* _Work to be completed_: Drop every picture. Then return, exactly, the lines from the beginning of the listing below through the one containing "const tubete180A = [3.1, 5.0, 6.1, 12.3, 18.5];".

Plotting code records
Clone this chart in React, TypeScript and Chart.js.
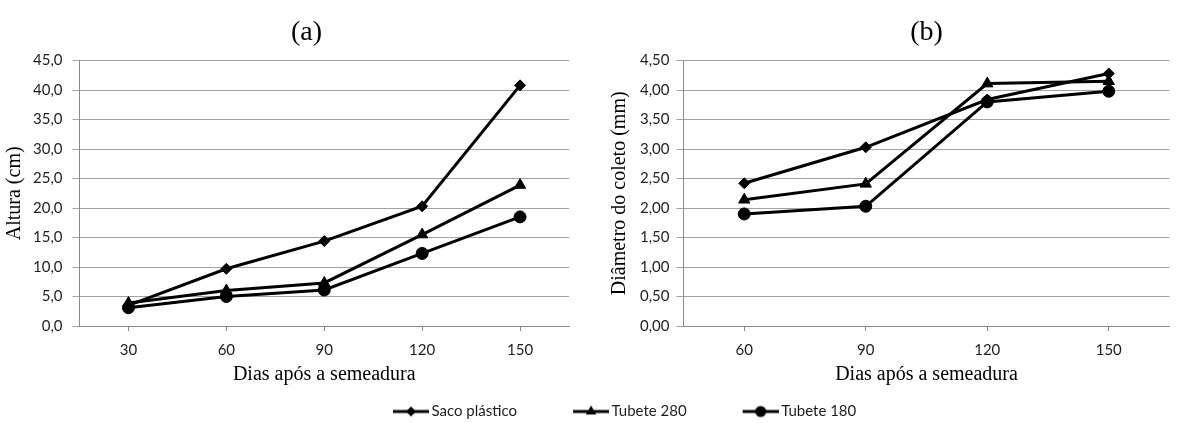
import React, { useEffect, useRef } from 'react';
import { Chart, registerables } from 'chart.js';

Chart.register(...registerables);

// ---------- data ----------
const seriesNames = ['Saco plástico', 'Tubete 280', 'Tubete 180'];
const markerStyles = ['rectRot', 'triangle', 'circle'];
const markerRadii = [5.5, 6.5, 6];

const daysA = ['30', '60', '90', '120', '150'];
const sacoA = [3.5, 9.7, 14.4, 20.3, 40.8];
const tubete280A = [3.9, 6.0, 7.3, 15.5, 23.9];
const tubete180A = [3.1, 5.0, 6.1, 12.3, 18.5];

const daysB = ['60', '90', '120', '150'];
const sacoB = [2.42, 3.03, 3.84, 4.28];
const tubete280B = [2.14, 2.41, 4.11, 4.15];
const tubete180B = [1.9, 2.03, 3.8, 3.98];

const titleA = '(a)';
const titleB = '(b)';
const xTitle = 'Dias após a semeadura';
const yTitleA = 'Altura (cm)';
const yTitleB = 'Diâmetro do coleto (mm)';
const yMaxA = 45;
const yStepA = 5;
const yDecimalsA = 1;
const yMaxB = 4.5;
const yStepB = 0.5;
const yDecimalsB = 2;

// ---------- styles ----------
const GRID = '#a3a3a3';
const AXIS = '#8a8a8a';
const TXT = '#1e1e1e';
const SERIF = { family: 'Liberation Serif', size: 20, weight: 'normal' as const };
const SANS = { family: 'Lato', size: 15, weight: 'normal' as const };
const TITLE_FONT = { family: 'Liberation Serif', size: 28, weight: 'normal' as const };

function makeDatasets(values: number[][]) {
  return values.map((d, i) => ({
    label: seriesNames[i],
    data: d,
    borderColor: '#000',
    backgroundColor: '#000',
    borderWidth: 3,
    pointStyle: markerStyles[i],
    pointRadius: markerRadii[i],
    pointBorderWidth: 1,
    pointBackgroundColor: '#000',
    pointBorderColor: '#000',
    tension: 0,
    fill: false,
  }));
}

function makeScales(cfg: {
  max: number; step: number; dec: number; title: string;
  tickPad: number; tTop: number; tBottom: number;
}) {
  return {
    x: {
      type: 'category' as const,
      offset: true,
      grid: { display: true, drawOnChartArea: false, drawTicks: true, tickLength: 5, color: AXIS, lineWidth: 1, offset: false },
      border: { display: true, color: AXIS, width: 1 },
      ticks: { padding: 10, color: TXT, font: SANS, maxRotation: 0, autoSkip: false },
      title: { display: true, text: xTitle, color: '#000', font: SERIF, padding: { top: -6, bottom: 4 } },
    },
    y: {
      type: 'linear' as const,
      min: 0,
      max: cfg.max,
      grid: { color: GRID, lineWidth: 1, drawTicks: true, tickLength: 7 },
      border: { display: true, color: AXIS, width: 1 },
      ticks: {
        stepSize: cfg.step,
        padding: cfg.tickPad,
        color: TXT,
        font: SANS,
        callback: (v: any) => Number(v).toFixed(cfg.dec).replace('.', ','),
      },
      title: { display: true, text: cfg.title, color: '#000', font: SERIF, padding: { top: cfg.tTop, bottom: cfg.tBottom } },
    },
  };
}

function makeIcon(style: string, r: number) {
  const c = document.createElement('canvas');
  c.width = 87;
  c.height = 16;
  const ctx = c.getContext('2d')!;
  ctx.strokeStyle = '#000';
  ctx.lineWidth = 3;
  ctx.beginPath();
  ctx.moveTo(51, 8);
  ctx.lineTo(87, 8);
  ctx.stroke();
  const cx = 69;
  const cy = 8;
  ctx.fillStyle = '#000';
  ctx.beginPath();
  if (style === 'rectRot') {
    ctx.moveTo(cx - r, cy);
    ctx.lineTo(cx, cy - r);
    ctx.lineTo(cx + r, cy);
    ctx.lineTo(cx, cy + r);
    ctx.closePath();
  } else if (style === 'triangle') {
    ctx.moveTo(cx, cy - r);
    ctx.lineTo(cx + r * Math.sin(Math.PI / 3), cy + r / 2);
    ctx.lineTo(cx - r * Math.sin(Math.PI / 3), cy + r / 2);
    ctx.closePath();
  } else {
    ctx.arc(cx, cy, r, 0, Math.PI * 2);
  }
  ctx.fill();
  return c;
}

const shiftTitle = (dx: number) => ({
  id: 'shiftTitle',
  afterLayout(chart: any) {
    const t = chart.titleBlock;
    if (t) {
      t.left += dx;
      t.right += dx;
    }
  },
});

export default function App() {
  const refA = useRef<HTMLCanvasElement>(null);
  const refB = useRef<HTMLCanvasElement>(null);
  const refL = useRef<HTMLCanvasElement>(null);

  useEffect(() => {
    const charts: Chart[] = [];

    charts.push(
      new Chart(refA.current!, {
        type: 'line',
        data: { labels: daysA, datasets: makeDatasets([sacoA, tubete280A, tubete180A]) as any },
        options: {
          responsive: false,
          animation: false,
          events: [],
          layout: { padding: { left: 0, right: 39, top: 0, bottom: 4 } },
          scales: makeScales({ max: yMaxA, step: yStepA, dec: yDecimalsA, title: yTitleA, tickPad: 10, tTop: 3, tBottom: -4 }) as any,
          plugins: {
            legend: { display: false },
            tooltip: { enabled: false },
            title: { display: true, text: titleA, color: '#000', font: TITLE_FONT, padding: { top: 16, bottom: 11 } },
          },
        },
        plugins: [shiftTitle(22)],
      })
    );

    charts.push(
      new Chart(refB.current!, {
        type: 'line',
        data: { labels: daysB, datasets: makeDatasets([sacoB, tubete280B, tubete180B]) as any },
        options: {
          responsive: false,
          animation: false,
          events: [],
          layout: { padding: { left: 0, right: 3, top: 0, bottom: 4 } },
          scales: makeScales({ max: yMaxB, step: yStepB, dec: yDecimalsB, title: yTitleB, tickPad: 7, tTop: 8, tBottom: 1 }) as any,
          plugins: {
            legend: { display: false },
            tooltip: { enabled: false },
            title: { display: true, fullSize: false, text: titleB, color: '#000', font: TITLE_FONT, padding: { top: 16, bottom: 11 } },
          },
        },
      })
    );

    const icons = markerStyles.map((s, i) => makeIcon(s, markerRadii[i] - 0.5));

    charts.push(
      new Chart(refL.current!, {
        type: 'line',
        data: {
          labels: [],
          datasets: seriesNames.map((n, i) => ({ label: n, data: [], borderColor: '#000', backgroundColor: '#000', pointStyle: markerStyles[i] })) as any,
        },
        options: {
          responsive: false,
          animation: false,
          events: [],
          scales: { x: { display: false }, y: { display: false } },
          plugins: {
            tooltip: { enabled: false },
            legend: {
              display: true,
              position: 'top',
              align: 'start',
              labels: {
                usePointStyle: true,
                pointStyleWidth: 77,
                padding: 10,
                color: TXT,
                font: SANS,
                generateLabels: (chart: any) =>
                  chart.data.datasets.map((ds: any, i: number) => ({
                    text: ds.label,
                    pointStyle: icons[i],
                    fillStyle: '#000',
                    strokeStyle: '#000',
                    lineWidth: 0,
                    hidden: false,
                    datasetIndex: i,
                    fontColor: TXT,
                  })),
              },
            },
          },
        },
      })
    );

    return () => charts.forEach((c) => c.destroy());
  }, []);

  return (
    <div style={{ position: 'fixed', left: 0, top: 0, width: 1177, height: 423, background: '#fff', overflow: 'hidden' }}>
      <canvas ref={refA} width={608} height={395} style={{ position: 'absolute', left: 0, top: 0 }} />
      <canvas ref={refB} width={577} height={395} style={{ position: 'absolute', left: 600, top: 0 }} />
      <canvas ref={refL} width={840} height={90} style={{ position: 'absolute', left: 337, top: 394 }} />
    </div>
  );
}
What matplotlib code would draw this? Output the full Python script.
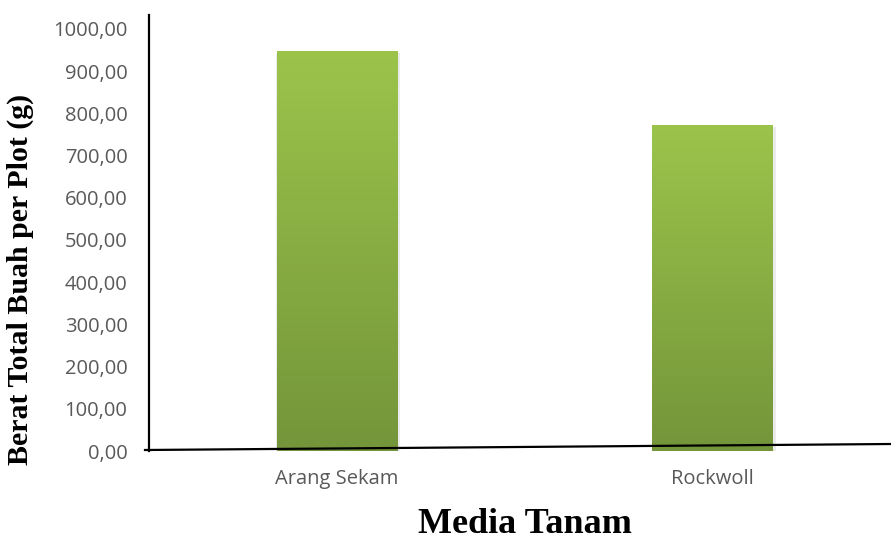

* _Answer_:
Clone this chart in React, TypeScript and Chart.js.
import React, { useEffect, useRef } from 'react';
import { Chart, registerables } from 'chart.js';

Chart.register(...registerables);

// ---------- data ----------
const seriesNames = ['Saco plástico', 'Tubete 280', 'Tubete 180'];
const markerStyles = ['rectRot', 'triangle', 'circle'];
const markerRadii = [5.5, 6.5, 6];

const daysA = ['30', '60', '90', '120', '150'];
const sacoA = [3.5, 9.7, 14.4, 20.3, 40.8];
const tubete280A = [3.9, 6.0, 7.3, 15.5, 23.9];
const tubete180A = [3.1, 5.0, 6.1, 12.3, 18.5];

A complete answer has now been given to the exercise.